American University in Moscow Publishes Pointed Remarks on U.S.-Russia Conflict Over Ukraine, Exposing Media Lies
July 18, 2014 • 9:42AM

Wrap-around ad by US-Russia.org in July 17, 2014 edition of the Washington Times

The Washington Times yesterday published a second wraparound advertising supplement issued by American University In Moscow (US-Russia.org) with some pointed remarks exposing the dominant media lies about current conflict between the U.S. and Russia over Ukraine. The supplement also contains graphic photographs of damage and victims from the Ukrainian government’s assault on the southeast portion of that country. The first wraparound was published last week.

The University describes itself on its website as a former private business school which now “is concentrating on conference, research, and publishing activities to promote U.S.-Russia educational, cultural, and business cooperation.”

The front of the wraparound, a flap that covered part of the Times front page, is questions and brief answers by federal Rep.

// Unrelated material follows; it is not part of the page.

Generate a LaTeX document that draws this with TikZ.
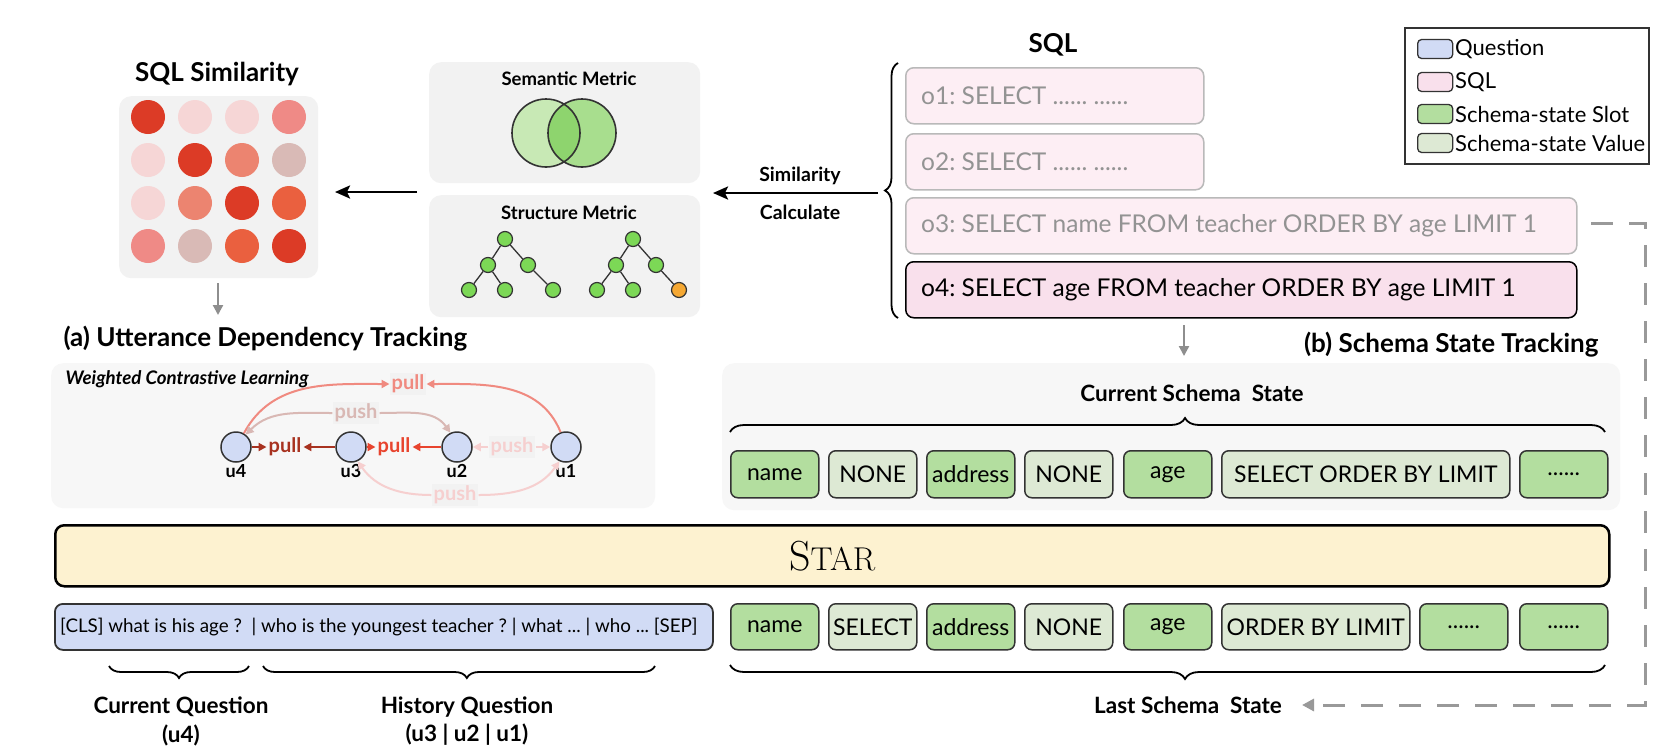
\documentclass[tikz,border=0pt]{standalone}
\usepackage{fontspec}
\setmainfont{Lato}
\usetikzlibrary{arrows.meta,decorations.pathreplacing,calc}
\newcommand\myfs[1]{\fontsize{#1}{#1}\selectfont}
\definecolor{qblue}{HTML}{D1DBF5}
\definecolor{sqlpale}{HTML}{FDEEF4}
\definecolor{sqlpink}{HTML}{F9E0EC}
\definecolor{slotg}{HTML}{B3DE9F}
\definecolor{valg}{HTML}{DDE9D4}
\definecolor{starY}{HTML}{FDF2D0}
\definecolor{panelA}{HTML}{F2F2F2}
\definecolor{panelB}{HTML}{F7F7F7}
\definecolor{mdark}{HTML}{DC3B26}
\definecolor{mpale}{HTML}{F6D6D6}
\definecolor{mpink}{HTML}{EF8A86}
\definecolor{msalmon}{HTML}{EC8470}
\definecolor{mgrey}{HTML}{D9BAB6}
\definecolor{morange}{HTML}{EA603F}
\definecolor{vennL}{HTML}{C8E9B5}
\definecolor{vennR}{HTML}{A8DE8E}
\definecolor{vennM}{HTML}{8ED46E}
\definecolor{treeG}{HTML}{7CD856}
\definecolor{treeO}{HTML}{F5A833}
\definecolor{cpullT}{HTML}{F08A80}
\definecolor{cpushU}{HTML}{D9B8B4}
\definecolor{cpullA}{HTML}{A83220}
\definecolor{cpullB}{HTML}{E8442E}
\definecolor{cpushM}{HTML}{F6CFCF}
\definecolor{darkline}{HTML}{333333}
\definecolor{arrgray}{HTML}{8E8E8E}
\tikzset{
  panel/.style={fill=#1, draw=none, rounded corners=12},
  sqlbox/.style={draw=gray!55, fill=sqlpale, rounded corners=8, line width=1.5,
    anchor=north west, minimum height=56, inner sep=0},
  sqlcur/.style={sqlbox, draw=black, fill=sqlpink},
  sqltext/.style={anchor=west, inner sep=0, text=gray!85, font=\myfs{24.5}},
  slot/.style={draw=darkline, fill=slotg, rounded corners=7, line width=1.5, anchor=north west,
    minimum height=47, inner sep=0, font=\myfs{23}},
  valbox/.style={slot, fill=valg},
  head/.style={font=\bfseries\myfs{26}},
  subhead/.style={font=\bfseries\myfs{18.5}},
  lbl/.style={font=\bfseries\myfs{22.5}},
  tnode/.style={circle, draw=darkline, line width=1.2, fill=treeG, minimum size=15, inner sep=0},
  unode/.style={circle, draw=darkline, line width=1.5, fill=qblue, minimum size=30, inner sep=0},
  ulbl/.style={font=\bfseries\myfs{18}},
  elbl/.style={font=\bfseries\myfs{20}, inner sep=2},
  blackarrow/.style={line width=2.5, -{Stealth[length=15,width=13,inset=3]}},
  grayarrow/.style={line width=2.2, arrgray, -{Triangle[length=10,width=10]}},
  carrow/.style={line width=2, -{Triangle[length=8,width=8]}},
  bracestyle/.style={line width=1.8, decorate, decoration={brace, amplitude=#1}},
  legsw/.style={draw=darkline, line width=1.3, rounded corners=4, minimum width=35, minimum height=19, inner sep=0, anchor=west},
  legtxt/.style={font=\myfs{22}, anchor=west, inner sep=0},
}
\begin{document}
\frenchspacing
\begin{tikzpicture}[x=1pt,y=-1pt]
\useasboundingbox (0,0) rectangle (1680,750);
\fill[white] (0,0) rectangle (1680,750);

% ---------- SQL similarity matrix ----------
\node[head] (simtitle) at (217,74) {SQL Similarity};
\node[panel=panelA, minimum width=199, minimum height=182, anchor=north west] (mat) at (119,96) {};
\foreach \c [count=\i] in {mdark,mpale,mpale,mpink}{\fill[\c] ({148+47*(\i-1)},117) circle (17pt);}
\foreach \c [count=\i] in {mpale,mdark,msalmon,mgrey}{\fill[\c] ({148+47*(\i-1)},160) circle (17pt);}
\foreach \c [count=\i] in {mpale,msalmon,mdark,morange}{\fill[\c] ({148+47*(\i-1)},203) circle (17pt);}
\foreach \c [count=\i] in {mpink,mgrey,morange,mdark}{\fill[\c] ({148+47*(\i-1)},246) circle (17pt);}
\coordinate (matdn1) at (218,283);
\coordinate (matdn2) at (218,315);
\draw[grayarrow] (matdn1) -- (matdn2);

% ---------- metric panels ----------
\node[panel=panelA, minimum width=271, minimum height=121, anchor=north west] (sem) at (429,62) {};
\node[subhead] (semt) at (569,79) {Semantic Metric};
\fill[vennL] (546,133) circle (34pt);
\fill[vennR] (582,133) circle (34pt);
\begin{scope}
  \clip (546,133) circle (34pt);
  \fill[vennM] (582,133) circle (34pt);
\end{scope}
\draw[line width=1.6, darkline] (546,133) circle (34pt);
\draw[line width=1.6, darkline] (582,133) circle (34pt);

\node[panel=panelA, minimum width=271, minimum height=122, anchor=north west] (str) at (429,195) {};
\node[subhead] (strt) at (569,213) {Structure Metric};
\node[tnode] (ar) at (505,239) {};
\node[tnode] (aa) at (488,265) {};
\node[tnode] (ab) at (528,265) {};
\node[tnode] (aaa) at (469,290) {};
\node[tnode] (aab) at (505,290) {};
\node[tnode] (abb) at (553,290) {};
\draw[line width=1.3, darkline] (ar) -- (aa) (ar) -- (ab) (aa) -- (aaa) (aa) -- (aab) (ab) -- (abb);
\node[tnode] (br) at (633,239) {};
\node[tnode] (ba) at (616,265) {};
\node[tnode] (bb) at (656,265) {};
\node[tnode] (baa) at (597,290) {};
\node[tnode] (bab) at (633,290) {};
\node[tnode, fill=treeO] (bbb) at (679,290) {};
\draw[line width=1.3, darkline] (br) -- (ba) (br) -- (bb) (ba) -- (baa) (ba) -- (bab) (bb) -- (bbb);

\coordinate (m2s1) at (417,192);
\coordinate (m2s2) at (335,192);
\draw[blackarrow] (m2s1) -- (m2s2);

% ---------- SQL list ----------
\node[head] (sqlt) at (1053,45) {SQL};
\node[sqlbox, minimum width=298] (o1) at (905,67) {};
\node[sqltext] (o1t) at ([xshift=16]o1.west) {o1: SELECT ...... ......};
\node[sqlbox, minimum width=298] (o2) at (905,133) {};
\node[sqltext] (o2t) at ([xshift=16]o2.west) {o2: SELECT ...... ......};
\node[sqlbox, minimum width=671] (o3) at (905,197) {};
\node[sqltext] (o3t) at ([xshift=16]o3.west) {o3: SELECT name FROM teacher ORDER BY age LIMIT 1};
\node[sqlcur, minimum width=671] (o4) at (905,261) {};
\node[sqltext, text=black] (o4t) at ([xshift=16]o4.west) {o4: SELECT age FROM teacher ORDER BY age LIMIT 1};
\coordinate (brB) at (898,318);
\coordinate (brT) at (898,63);
\draw[bracestyle=13] (brB) -- (brT);
\coordinate (simA) at (878,193);
\coordinate (simB) at (713,193);
\draw[blackarrow] (simA) -- (simB);
\node[font=\bfseries\myfs{19.5}] (simlbl1) at (800,176) {Similarity};
\node[font=\bfseries\myfs{19.5}] (simlbl2) at (800,212) {Calculate};

% ---------- legend ----------
\node[draw=darkline, line width=1.5, minimum width=244, minimum height=136, anchor=north west] (leg) at (1404,27) {};
\node[legsw, fill=qblue] (lq) at (1417,49) {};
\node[legtxt] at (1455,49) {Question};
\node[legsw, fill=sqlpink] (ls) at (1417,82) {};
\node[legtxt] at (1455,82) {SQL};
\node[legsw, fill=slotg] (lsl) at (1417,114) {};
\node[legtxt] at (1455,114) {Schema-state Slot};
\node[legsw, fill=valg] (lv) at (1417,143) {};
\node[legtxt] at (1455,143) {Schema-state Value};

% ---------- (a) utterance dependency ----------
\node[head, anchor=west] (atitle) at (60,339) {(a) Utterance Dependency Tracking};
\node[panel=panelB, minimum width=604, minimum height=145, anchor=north west] (cpanel) at (51,363) {};
\node[anchor=west, font=\bfseries\itshape\myfs{18.7}] (wcl) at (62,379) {Weighted Contrastive Learning};
\node[unode] (u4) at (236,447) {};
\node[unode] (u3) at (351,447) {};
\node[unode] (u2) at (457,447) {};
\node[unode] (u1) at (566,447) {};
\node[ulbl] at (236,471) {u4};
\node[ulbl] at (351,471) {u3};
\node[ulbl] at (457,471) {u2};
\node[ulbl] at (566,471) {u1};
\node[elbl, text=cpullT, fill=black!5] (pullT) at (408,384) {pull};
\node[elbl, text=cpushU, fill=black!5] (pushU) at (356,413) {push};
\node[elbl, text=cpushM, fill=black!5] (pushL) at (455,495) {push};
\node[elbl, text=cpullA] (pullA) at (285,447) {pull};
\node[elbl, text=cpullB] (pullB) at (394,447) {pull};
\node[elbl, text=cpushM, fill=black!5] (pushM) at (512,447) {push};
\draw[carrow, cpullT] (u4.60) to[out=62, in=180] (pullT.west);
\draw[carrow, cpullT] (u1.110) to[out=112, in=0] (pullT.east);
\draw[carrow, cpushU] (pushU.west) to[out=180, in=45] (u4.52);
\draw[carrow, cpushU] (pushU.east) to[out=0, in=125] (u2.115);
\draw[carrow, cpushM] (pushL.west) to[out=180, in=-55] (u3.-65);
\draw[carrow, cpushM] (pushL.east) to[out=0, in=-125] (u1.-115);
\draw[carrow, cpullA] (u4.east) -- (pullA.west);
\draw[carrow, cpullA] (u3.west) -- (pullA.east);
\draw[carrow, cpullB] (u3.east) -- (pullB.west);
\draw[carrow, cpullB] (u2.west) -- (pullB.east);
\draw[carrow, cpushM] (pushM.west) -- (u2.east);
\draw[carrow, cpushM] (pushM.east) -- (u1.west);

% ---------- (b) schema state ----------
\coordinate (o4dn1) at (1184,325);
\coordinate (o4dn2) at (1184,356);
\draw[grayarrow] (o4dn1) -- (o4dn2);
\node[head, anchor=east] (btitle) at (1602,345) {(b) Schema State Tracking};
\node[panel=panelB, minimum width=898, minimum height=147, anchor=north west] (spanel) at (722,363) {};
\node[lbl] (curst) at (1192,393) {Current Schema\ \ State};
\coordinate (cbL) at (730,432);
\coordinate (cbR) at (1605,432);
\draw[bracestyle=14, decoration={aspect=0.52}] (cbL) -- (cbR);
\node[slot, minimum width=88] (c1) at (730,450) {name};
\node[valbox, minimum width=88] (c2) at (828,450) {NONE};
\node[slot, minimum width=88] (c3) at (926,450) {address};
\node[valbox, minimum width=88] (c4) at (1024,450) {NONE};
\node[slot, minimum width=88] (c5) at (1123,450) {age};
\node[valbox, minimum width=288] (c6) at (1221,450) {SELECT ORDER BY LIMIT};
\node[slot, minimum width=88] (c7) at (1519,450) {......};

% ---------- STAR ----------
\node[draw=black, line width=2.5, fill=starY, rounded corners=9, minimum width=1554, minimum height=61, anchor=north west] (star) at (54,524) {};
\node[font=\fontfamily{lmr}\selectfont] at (star.center) {\myfs{42}S\myfs{33}TAR};

% ---------- input row ----------
\node[draw=darkline, line width=1.8, fill=qblue, rounded corners=8, minimum width=658, minimum height=46, anchor=north west] (qbox) at (54,603) {};
\node[anchor=west, font=\myfs{18.8}, inner sep=0] (qtext) at (60,627) {[CLS] what is his age ?\ \ | who is the youngest teacher ? | what ... | who ... [SEP]};
\node[slot, minimum width=88, minimum height=46] (l1) at (730,603) {name};
\node[valbox, minimum width=88, minimum height=46] (l2) at (828,603) {SELECT};
\node[slot, minimum width=88, minimum height=46] (l3) at (926,603) {address};
\node[valbox, minimum width=88, minimum height=46] (l4) at (1024,603) {NONE};
\node[slot, minimum width=88, minimum height=46] (l5) at (1123,603) {age};
\node[valbox, minimum width=188, minimum height=46] (l6) at (1221,603) {ORDER BY LIMIT};
\node[slot, minimum width=88, minimum height=46] (l7) at (1419,603) {......};
\node[slot, minimum width=88, minimum height=46] (l8) at (1519,603) {......};

\coordinate (lbR) at (1605,665);
\coordinate (lbL) at (730,665);
\draw[bracestyle=14, decoration={aspect=0.48}] (lbR) -- (lbL);
\node[lbl] (last) at (1188,705) {Last Schema\ \ State};

\coordinate (qbR) at (249,666);
\coordinate (qbL) at (109,666);
\draw[bracestyle=12] (qbR) -- (qbL);
\coordinate (hbR) at (655,666);
\coordinate (hbL) at (263,666);
\draw[bracestyle=12, decoration={aspect=0.48}] (hbR) -- (hbL);
\node[lbl] (cq) at (181,707) {Current Question};
\node[lbl] (cq2) at (181,735) {(u4)};
\node[lbl] (hq) at (467,707) {History Question};
\node[lbl] (hq2) at (467,735) {(u3 | u2 | u1)};

% ---------- dashed feedback ----------
\coordinate (d0) at (1591,223);
\coordinate (d1) at (1645,223);
\coordinate (d2) at (1645,705);
\coordinate (d3) at (1302,705);
\draw[line width=3, color=black!40, dash pattern=on 22 off 16, -{Triangle[length=12,width=12]}] (d0) -- (d1) -- (d2) -- (d3);
\end{tikzpicture}
\end{document}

Dana Rohrabacher (R-Cal.). His remarks include:

  • “The United States seems to be basing all of our policies in the Ukraine as if it’s ninety-nine percent right on one side and one percent right on the other and that’s just not the way it is.”
  • Rather than jumping in full-force on one side or the other, “We should have tried to play a positive role on both sides including reaching out to Mr. Putin instead of vilifying him.”
  • “So we are in a very tight spot right now, there are animosities building between Moscow and Washington and we’ve got to overcome that and reach out to each other. ... shake hands and try to find some common ground and get over this problem we are in right now.”

On the inside of that flap is a brief piece by NYU Russian Studies Professor Stephen Cohen on “The Silence of American Hawks About Kiev’s Atrocities,” which concludes, “The Obama Administration continues to make the situation worse. Despite the opposition by several NATO allies and even American corporate heads, the president and his secretary of state ... have constantly threatened Russia with harsher economic sanctions unless Putin meets one condition or another, most of them improbable.”

A paragraph by American Conservative contributing editor James Carden is titled “The Washington Post Declares War on Russia,” and after mocking the veracity of the Post’s editorial page, asks, “Could it be the Post wants its new Cold War to turn hot?”

A piece by writer Mike Whitney points out that the U.S. is using a divide-and-conquer strategy against the EU and Moscow, expecting Putin to react as with Georgia in 2006, with an invasion; Putin’s refusal to do as expected has led to more provocations with the Poroshenko government “pummeling east Ukraine mercilessly.” But, he points out, “Washington doesn’t have a back-up plan ... there is no Plan B.” He forecasts a new false flag incident like the fire in Odessa to draw Putin into the active conflict.

Former CIA Soviet Foreign Policy Branch analyst Ray McGovern concludes with a terse reminder to Poroshenko that when the Georgians in 2006 provoked the Russians to retaliate militarily for the stated purpose of preventing the killing of Russians in South Ossetia, “Ultimately, President George W. Bush and then-Republican presidential candidate John McCain, who had encouraged [Georgian President] Saakashvili’s adventurism, were powerless to protect him.”